Цветы в тумане: вглядываясь в Азию - Владимир Вячеславович Малявин
В последний раз восемь лет назад я приезжал в Шаолиньский монастырь как посланец российских официальных структур и гость провинциальной партшколы. Меня привезли на двух мерседесах в сопровождении пяти человек и немедленно провели к настоятелю. Царственно-важный настоятель с лицом, «как полная луна» (непременный атрибут заслуженного монаха), принял меня в обществе секретаря по идеологии из местного парткома. Он сказал, что с удовольствием пошлет в Москву шаолиньскую команду мастеров ушу и сам туда поедет, но только в сопровождении своего «советника по идеологическим вопросам», и показал рукой на сидящего рядом партийного вождя. И это прозвучало так естественно, что не было никакого сомнения: в Китае сам Будда велел начальствующим монахам иметь своим спутником секретаря по идеологии.
А нынче я на правах рядового посетителя с утра отправляюсь осматривать знаменитое место. Вместе с потоком туристов вхожу в ворота монастыря. Планировка и архитектура этого заведения, стяжавшего славу жемчужины китайской культуры, ничем не примечательны. К тому же большая часть построек восстановлена совсем недавно после разрушений Культурной революции. Вместо буддийских песнопений вокруг визжат пилы и стучат молотки, аромат благовоний заменяет запах строительного раствора: спешно возводятся все новые здания. В очередной раз пытаюсь улучить момент, чтобы заснять единственную достопримечательность монастырского ансамбля – старинные железные статуи воинов в боевых позах. Увы, как и в предыдущие два раза, ничего не выходит: на статуях непрерывно виснут фотографирующиеся туристы. Вход в дальний павильон с фресками XVIII в., изображающими обучение кулачному бою, охраняет сердитый монашек. В ответ на мою просьбу пропустить меня в зал он, видимо, не обнаружив на моем лице достаточного почтения, неожиданно отвечает отказом.
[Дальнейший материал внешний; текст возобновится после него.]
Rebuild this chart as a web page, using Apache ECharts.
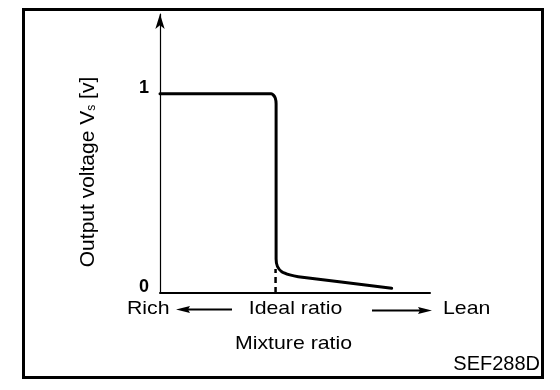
<!DOCTYPE html>
<html>
<head>
<meta charset="utf-8">
<script src="https://cdn.jsdelivr.net/npm/echarts@6/dist/echarts.min.js"></script>
<style>html,body{margin:0;padding:0;background:#fff}#c{width:560px;height:390px}</style>
</head>
<body>
<div id="c"></div>
<script>
// Mixture ratio position (0 = rich end, 100 = lean end), output voltage [V]
var mixture = [0, 41.2, 42.0, 42.7, 43.0, 43.0, 43.5, 45.1, 48.1, 51.2, 85.8];
var voltage = [1.0, 1.0, 0.993, 0.978, 0.95, 0.17, 0.133, 0.107, 0.091, 0.082, 0.024];
var idealX = 42.8;
var idealMarkTop = 0.12;
var yTicks = [0, 1];
var yTitle = 'Output voltage V{s|s} [v]';
var xTitle = 'Mixture ratio';
var leftLabel = 'Rich';
var midLabel = 'Ideal ratio';
var rightLabel = 'Lean';
var figId = 'SEF288D';

var curve = mixture.map(function (x, i) { return [x, voltage[i]]; });
var font = '"Liberation Sans", Arial, sans-serif';

var chart = echarts.init(document.getElementById('c'), null, {renderer: 'canvas'});
chart.setOption({
  animation: false,
  backgroundColor: '#fff',
  grid: {left: 160, right: 130, top: 14, bottom: 97},
  xAxis: {
    type: 'value', min: 0, max: 100,
    axisLine: {show: true, onZero: false, lineStyle: {color: '#000', width: 2}},
    axisTick: {show: false}, axisLabel: {show: false}, splitLine: {show: false}
  },
  yAxis: {
    type: 'value', min: 0, max: 1.4, interval: 1,
    axisLine: {show: true, symbol: ['none', 'arrow'], symbolSize: [7, 15], symbolOffset: [0, 0],
      lineStyle: {color: '#000', width: 1.2}},
    axisTick: {show: false}, splitLine: {show: false},
    axisLabel: {
      margin: 11, fontFamily: 'Liberation Sans', fontSize: 18, fontWeight: 'bold', color: '#000',
      verticalAlign: 'bottom', lineHeight: 12,
      formatter: function (v) { return yTicks.indexOf(v) >= 0 ? String(v) : ''; }
    }
  },
  series: [
    {
      type: 'line', data: curve, symbol: 'none', smooth: 0.25,
      lineStyle: {color: '#000', width: 3, cap: 'round', join: 'round'}
    },
    {
      type: 'line', data: [[idealX, 0], [idealX, idealMarkTop]], symbol: 'none',
      lineStyle: {color: '#000', width: 2.5, type: [6, 4]}
    }
  ],
  graphic: [
    {type: 'rect', shape: {x: 23.5, y: 9.5, width: 519, height: 368},
      style: {fill: 'none', stroke: '#000', lineWidth: 3}},
    {type: 'text', x: 88, y: 172, rotation: Math.PI / 2,
      style: {text: yTitle, font: '21px ' + font, fill: '#000', align: 'center', verticalAlign: 'middle',
        rich: {s: {fontSize: 12, fontFamily: 'Liberation Sans', padding: [8, 0, 0, 0]}}}},
    {type: 'text', x: 127, y: 309, scaleX: 1.12,
      style: {text: leftLabel, font: '19px ' + font, fill: '#000', align: 'left', verticalAlign: 'middle'}},
    {type: 'text', x: 295.5, y: 309, scaleX: 1.12,
      style: {text: midLabel, font: '19px ' + font, fill: '#000', align: 'center', verticalAlign: 'middle'}},
    {type: 'text', x: 443, y: 309, scaleX: 1.12,
      style: {text: rightLabel, font: '19px ' + font, fill: '#000', align: 'left', verticalAlign: 'middle'}},
    {type: 'text', x: 293.5, y: 344, scaleX: 1.12,
      style: {text: xTitle, font: '19px ' + font, fill: '#000', align: 'center', verticalAlign: 'middle'}},
    {type: 'text', x: 540, y: 364.5,
      style: {text: figId, font: '20px ' + font, fill: '#000', align: 'right', verticalAlign: 'middle'}},
    {type: 'line', shape: {x1: 182, y1: 309.5, x2: 232, y2: 309.5}, style: {stroke: '#000', lineWidth: 2}},
    {type: 'polygon', shape: {points: [[176, 309.5], [190, 306], [188, 309.5], [190, 313]]}, style: {fill: '#000'}},
    {type: 'line', shape: {x1: 372, y1: 310.5, x2: 426, y2: 310.5}, style: {stroke: '#000', lineWidth: 2}},
    {type: 'polygon', shape: {points: [[432, 310.5], [418, 307], [420, 310.5], [418, 314]]}, style: {fill: '#000'}}
  ]
});
</script>
</body>
</html>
Бегу от людской сутолоки за ворота монастыря. Но там та же плотная и праздная толпа, обступившая сувенирные лавки и лотки уличных торговцев. Кишит народ и в находящемся рядом знаменитом «лесу ступ». К горе за торжищем приладили сразу две канатные дороги, ведущие к каким-то отдаленным храмам и скитам. Теперь среднестатистический турист застрянет здесь на целый день. Оглядываюсь назад и смотрю на гору за монастырем туда, где, по преданию, основатель монастыря иноземный монах Дамо (Бодхидхарма) провел в созерцании стены девять лет. К моему удивлению, рядом с пещерой теперь виднеется большая белая статуя сидящего Бодхидхармы. Памятник затворнику! Ничего более нелепого и представить невозможно. Но и то верно, что патриарх Дамо, медитирующий в пещере, – одна из самых популярных тем китайской живописи: на Востоке, как ни странно, образ ценят за то, что он служит симулякром, заместителем отсутствующей реальности.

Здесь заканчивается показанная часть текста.